Nel corso dell’ultimo periodo della Guerra Fredda, le Potenze occidentali svilupparono e costruirono MBT dalla massa elevata (il British Army, già negli anni ’50 e ’60 del XX secolo, aveva intrapreso questa strada con i carri pesanti Centurion e Chieftain, rispettivamente con una massa di 51 e 56 t), aumentandone lo spessore della corazzatura stratificata. Tra la fine degli anni ’70 e l’inizio degli anni ’80 dello scorso secolo fecero la loro apparizione l’americano M-1 Abrams, il britannico Challenger e il tedesco occidentale Leopard 2. Tali MBT, nel corso dei successivi decenni, vennero sottoposti a un processo di sviluppo che ne aumentò ulteriormente il peso.
Nel 2020 lo U.S. Army ha introdotto in servizio la versione più recente dell’Abrams, denominata M-1A2 SEPv₃ (System Enhancement Package version 3) che raggiunge la massa di 73.500 kg. L’aumento esponenziale della protezione è frutto dell’insegnamento appreso nei recenti teatri operativi, che hanno visto la proliferazione di sistemi d’arma assai letali per i corazzati (vedi l’utilizzo dei droni “suicida” nel recente conflitto del Nagorno Karabakh).
Ovviamente, gli MBT di tali dimensioni costituiscono un aggravio non indifferente sia dal punto di vista dei costi di produzione che della logistica, anche per gli eserciti più moderni. Per fare un esempio, un LCAC (hovercraft) ha carico massimo di 60 t quindi risulta impossibilitato a trasportare le ultime versione dell’Abrams. Anche per questo motivo, il Corpo dei Marine, stia dismettendo gli MBT, in quanto la loro movimentazione nel Pacifico Meridionale, per mezzo degli LCU (Landing Craft Utility), sarebbe troppo lenta e quindi andrebbero a costituire un facile bersaglio per i sistemi missilistici cinesi.

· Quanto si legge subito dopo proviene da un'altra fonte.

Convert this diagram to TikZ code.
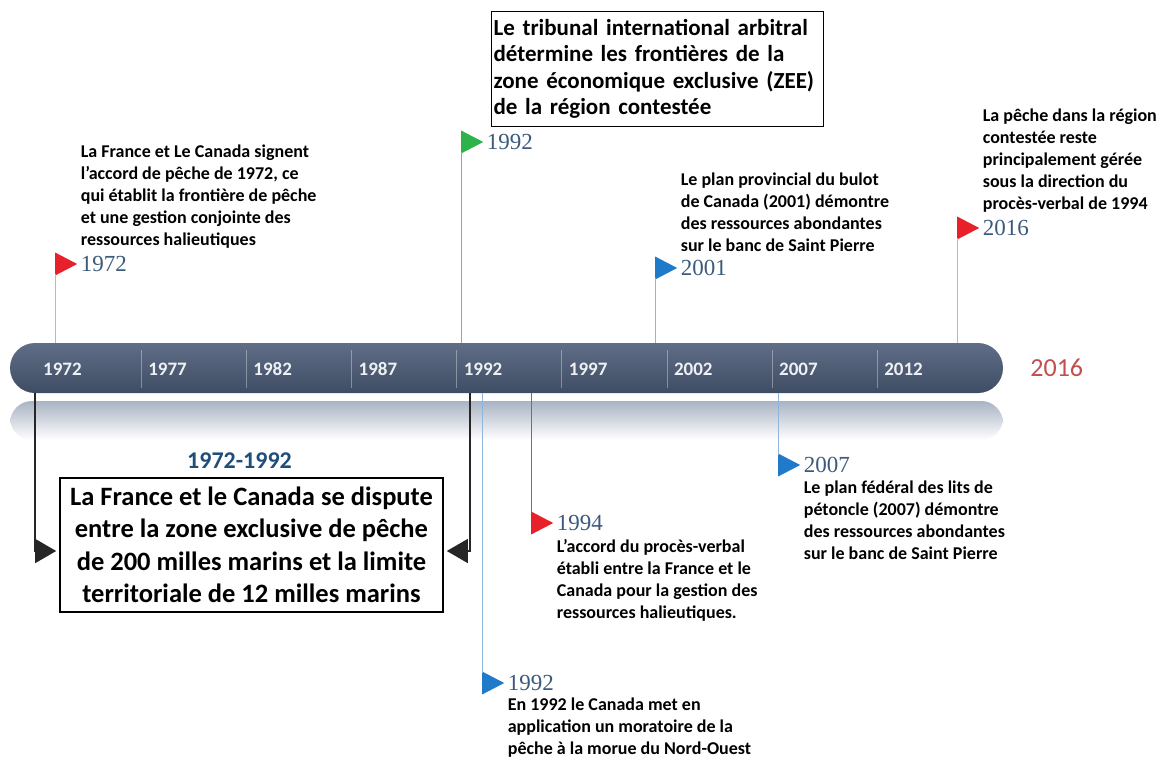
\documentclass[tikz,border=0pt]{standalone}
\usepackage{fontspec}
\setmainfont{Carlito}
\newfontfamily\yearfont{Liberation Serif}
\usetikzlibrary{shapes.geometric, positioning, arrows.meta}

\definecolor{bartop}{HTML}{5F6E86}
\definecolor{barbottom}{HTML}{3E4D64}
\definecolor{reflect}{HTML}{A9B3C3}
\definecolor{flagred}{HTML}{E8202A}
\definecolor{flaggreen}{HTML}{2DB34A}
\definecolor{flagblue}{HTML}{1F7BC9}
\definecolor{stempink}{HTML}{F2A0A6}
\definecolor{stemgreen}{HTML}{6CC27E}
\definecolor{stemblue}{HTML}{8DB5DD}
\definecolor{stemred}{HTML}{E04048}
\definecolor{yearblue}{HTML}{3C5B7C}
\definecolor{spanblue}{HTML}{1F4E79}
\definecolor{endred}{HTML}{C0504D}

\begin{document}
\begin{tikzpicture}[
            x=1pt, y=-1pt,
            bar/.style={
                    rectangle,
                    rounded corners=25pt,
                    top color=bartop,
                    bottom color=barbottom,
                    minimum width=993pt,
                    minimum height=50pt,
                    inner sep=0pt
                },
            sep/.style={
                    draw=white,
                    opacity=0.35,
                    line width=0.6pt
                },
            tick/.style={
                    anchor=west,
                    inner sep=0pt,
                    text=white!90!bartop,
                    font=\fontsize{19}{21}\selectfont\bfseries
                },
            flag/.style={
                    isosceles triangle,
                    isosceles triangle apex angle=55,
                    minimum size=22pt,
                    inner sep=0pt,
                    anchor=west
                },
            year/.style={
                    inner sep=0pt,
                    text=yearblue,
                    font=\yearfont\fontsize{23}{25}\selectfont
                },
            desc/.style={
                    align=left,
                    inner sep=0pt,
                    font=\fontsize{18}{22}\selectfont\bfseries
                },
            stem/.style={
                    line width=0.8pt
                },
            spanbox/.style={
                    rectangle,
                    draw=black,
                    line width=1.6pt,
                    align=center,
                    minimum width=383pt,
                    minimum height=134pt,
                    inner sep=0pt,
                    font=\fontsize{26.5}{32.5}\selectfont\bfseries
                },
            zeebox/.style={
                    rectangle,
                    draw=black,
                    line width=1.2pt,
                    align=left,
                    text width=328pt,
                    minimum height=115pt,
                    inner xsep=2pt,
                    inner ysep=0pt,
                    font=\fontsize{23}{26.5}\selectfont\bfseries
                },
            bracket/.style={
                    draw=black!85,
                    line width=1.3pt,
                    -{Triangle[length=21pt,width=24pt]},
                    shorten >=3pt
                }
        ]

        % Page
        \path[fill=white] (0,0) rectangle (1166,760);
        \useasboundingbox (0,0) rectangle (1166,760);

        % Time bar
        \shade[top color=reflect, bottom color=white, rounded corners=22pt] (10,401) rectangle (1003,440);
        \node [bar] (bar) at (506.5,368) {};
        \foreach \i in {1,...,8}
            \draw[sep] (36+105.14*\i,350) -- (36+105.14*\i,388);
        \foreach \yr [count=\i from 0] in {1972,1977,1982,1987,1992,1997,2002,2007,2012}
            \node [tick] at (43+105.14*\i,369) {\yr};
        \node [right=27pt of bar, inner sep=0pt, text=endred, font=\fontsize{26}{28}\selectfont] (end) {2016};

        % Events above the bar
        \node [flag, fill=flagred] (f72) at (55,264) {};
        \node [year, right=3pt of f72] (y72) {1972};
        \node [desc, above right=8pt and 0pt of y72.north west] (d72) {La France et Le Canada signent\\l'accord de pêche de 1972,  ce\\qui établit la frontière de pêche\\et une gestion conjointe des\\ressources halieutiques};

        \node [flag, fill=flaggreen] (f92) at (461,142) {};
        \node [year, right=3pt of f92] (y92) {1992};
        \node [zeebox, anchor=north west] (zee) at (491,11) {Le tribunal international arbitral\\détermine les frontières de la\\zone économique exclusive (ZEE)\\de la région contestée};

        \node [flag, fill=flagblue] (f01) at (655,268) {};
        \node [year, right=3pt of f01] (y01) {2001};
        \node [desc, above right=8pt and 0pt of y01.north west] (d01) {Le plan provincial du bulot\\de Canada (2001)  démontre\\des ressources  abondantes\\sur le banc de Saint Pierre};

        \node [flag, fill=flagred] (f16) at (957,228) {};
        \node [year, right=3pt of f16] (y16) {2016};
        \node [desc, above right=8pt and 0pt of y16.north west] (d16) {La pêche dans la région\\contestée reste\\principalement gérée\\sous la direction du\\procès-verbal de 1994};

        % Stems above
        \draw[stem, draw=stempink] ([yshift=-10pt]f72.west) -- (f72.west |- bar.north);
        \draw[stem, draw=stemgreen] ([yshift=-10pt]f92.west) -- (f92.west |- bar.north);
        \draw[stem, draw=stemblue] ([yshift=-10pt]f01.west) -- (f01.west |- bar.north);
        \draw[stem, draw=stempink] ([yshift=-10pt]f16.west) -- (f16.west |- bar.north);

        % Events below the bar
        \node [spanbox] (span) at (251.5,545) {La France et le Canada  se dispute\\entre la zone exclusive de pêche\\de 200 milles marins et la limite\\territoriale de 12 milles marins};
        \node [above=9pt of span, xshift=-12pt, inner sep=0pt, text=spanblue, font=\fontsize{24}{26}\selectfont\bfseries] (range) {1972-1992};

        \node [flag, fill=flagred] (f94) at (531,523) {};
        \node [year, right=3pt of f94] (y94) {1994};
        \node [desc, below right=8pt and 0pt of y94.south west] (d94) {L’accord du procès-verbal\\établi entre la France et le\\Canada pour la gestion des\\ressources halieutiques.};

        \node [flag, fill=flagblue] (f07) at (778,465) {};
        \node [year, right=3pt of f07] (y07) {2007};
        \node [desc, below right=8pt and 0pt of y07.south west] (d07) {Le plan fédéral des lits de\\pétoncle (2007) démontre\\des ressources abondantes\\sur le banc de Saint Pierre};

        \node [flag, fill=flagblue] (f92b) at (482,683) {};
        \node [year, right=3pt of f92b] (y92b) {1992};
        \node [desc, below right=7pt and 0pt of y92b.south west] (d92b) {En  1992 le Canada met en\\application un moratoire de la\\pêche à la morue du Nord-Ouest};

        % Stems below
        \draw[stem, draw=stemred] (f94.west |- bar.south) -- ([yshift=10pt]f94.west);
        \draw[stem, draw=stemblue] (f07.west |- bar.south) -- ([yshift=10pt]f07.west);
        \draw[stem, draw=stemblue] (f92b.west |- bar.south) -- ([yshift=10pt]f92b.west);

        % Span arrows
        \coordinate (lt) at (35,393);
        \coordinate (rt) at (470,393);
        \draw[bracket] (lt) |- ([yshift=-6pt]span.west);
        \draw[bracket] (rt) |- ([yshift=-6pt]span.east);
    \end{tikzpicture}
\end{document}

Va inoltre considerato che, secondo gli studi effettuati dai Marines e dallo U.S. Army, i futuri teatri operativi saranno prevalentemente dominati dagli ambienti urbani. Ciò condizionerà inevitabilmente le caratteristiche tecniche dei futuri veicoli corazzati, i quali dovranno avere dimensioni e pesi contenuti, protezione attiva a 360°, minore lunghezza della bocca da fuoco, mitragliatrici a comando remoto, munizionamento programmabile e guidato, ecc.
Ecco perché appare quanto mai poco funzionale la decisone della Difesa italiana di aggiornare un carro come il C-1 Ariete (foto), il quale era già antiquato quando venne presentato alla stampa nel 1987. Nel corso dell’anno dovrebbero essere ultimati i tre carri prototipi, al costo di 36 milioni di euro (per quanto riguarda gli interventi cui saranno sottoposti gli Ariete rimandiamo ai precedenti articoli).
Proprio tenendo conto dei futuri scenari operativi si dovrebbe puntare a un mezzo più funzionale. Rheinmetall ha presentato un carro medio basato sulla piattaforma del veicolo corazzato da combattimento per la fanteria Lynx KF41, armato con cannone LLR (Light Low Recoil) L47 da 120 mm (in grado di sparare il munizionamento di ultima generazione DM11). Una simile soluzione offrirebbe in termini di mobilità, potenza di fuoco e protezione prestazioni nettamente superiori rispetto al C-1 Ariete, con costi decisamente inferiori. L’industria nazionale potrebbe partecipare al programma fornendo il sistema di protezione attiva (sistemi Trophy).
Altra necessità impellente riguarda la sostituzione dei vetusti IFV Dardo. Anche in questo caso la soluzione potrebbe essere l’adozione del Lynx KF41 con torretta armata con cannone da 35 mm (vedi articolo).
In pratica si potrebbe creare un binomio MBT Lynx/AIFV Lynx con i quali equipaggiare le brigate corazzate/pesanti Ariete e Garibaldi. In modo tale da poter disporre di due grandi unità equipaggiate con mezzi all’altezza degli attuali e futuri scenari operativi.